The ultimate goal for digital twins is to iteratively model, test, and optimize a physical object in the virtual space until that model meets expected performance, at which point it is then ready to be built or enhanced (if already built) in the physical world.

The Conceptual Architecture of Digital Twins

Digital twins: A digital simulation of physical systems, assets, or processes
Digital twins: A digital simulation of physical systems, assets, or processes. Often paired with IoT technology to instrument simulated systems. Twins are supported by data science and machine learning, and supply optimizations and insights for physical world action. (Source: Deloitte Touche Tohmatsu)
The conceptual architecture of digital twins, as illustrated above, is best understood as a sequence of six steps:
1. Processes: A physical process is equipped with sensors that measure the input data of both the process itself and its environment. The signals from the sensors can be supplemented with information from the processes of other company systems, such as supply chain systems, resource planning, etc. In this way, the digital twin receives a wide range of continuously updated input data, which it will then use for analysis.
2. Integration between the twins is carried out through various communication interfaces that help transfer information from the sensor to the integration function. To ensure secure integration, encryption keys, firewalls, and device certificates must be used.
3. Aggregation: Receiving processed and prepared data for analysis in data storage. Data aggregation and processing can be on-premises or in the cloud, the choice is up to the company.
4. Analysis: Data analysis and visualization. Analysis can be carried out both independently by analysts, and with the support of analytical decision-making systems that develop recommendations and send them to specialists.
5. Insight: visualization and highlight of critical deviations in the physical analog performance in one or more dimensions, indicating potential areas for further research and correction.
6. Decisions and Actions: Putting optimization ideas into practice and changing the existing process. Updating information in the internal systems of the digital twin according to the changes made. This stage is completely dependent on human intervention. This interaction closes the circle of connection between the physical and digital world.

Benefits of Digital Twins

The use of digital twins leads to more effective research and design, with an abundance of data created about likely performance outcomes. That information can lead to insights that help organizations make needed refinements and finding and eliminating shortcomings to improve the quality of the service or product before starting production or service launch.
During operation, digital twins help mirror and monitor production and other live operation systems, with an eye to achieving and maintaining peak efficiency throughout the entire process. For instance, if sensors on a wind turbine pick up a deviation from the target performance, the digital twin can be used to run simulations, study the likely cause of the performance issues, and generate possible improvements.
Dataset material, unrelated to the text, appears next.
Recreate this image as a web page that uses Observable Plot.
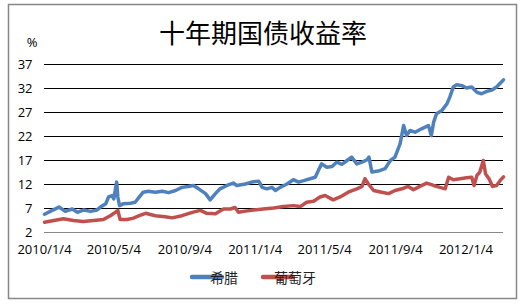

History of Digital Twin Technology

According to IBM’s digital twin white paper, the idea of digital twin technology was first voiced in 1991, with the publication of Mirror Worlds, by David Gelernter. Dr. Michael Grieves (then on faculty at the University of Michigan) is credited with first applying the concept of digital twins to manufacturing in 2002 and formally announcing the digital twin software concept. Eventually, NASA’s John Vickers introduced a new term – digital twin – in 2010.
However, the core idea of using a digital twin as a means of studying a physical object can actually be witnessed much earlier. In fact, it can be rightfully said that NASA pioneered the use of digital twin technology during its space exploration missions of the 1960s, when each voyaging spacecraft was exactly replicated in an earthbound version that was used for study and simulation purposes by NASA personnel serving on flight crews.
Probably the most famous historical example of a digital twin was Apollo 13 in 1970, which was created to simulate the conditions of the spacecraft before and after launch. During the flight, several oxygen tanks exploded on board, causing an emergency that put the crew at risk. The virtual model of Apollo 13, which allowed the engineering team on the ground to solve problems from a distance of thousands of kilometers, was the decisive factor in the rescue of the three astronauts on board.

Applications of Digital Twins

Digital twins are becoming an important tool not only in business, but the technology and applications of digital twins have been rapidly developing in several other fields as well: engineering and design of cars and airplanes, safety-relevant infrastructure like tunnels, bridges and wind turbines, electronics, and the design of process function and production line capabilities in smart factories. Also, digital twins are becoming a powerful tool for smart city planners where a multitude of systems needs to be managed.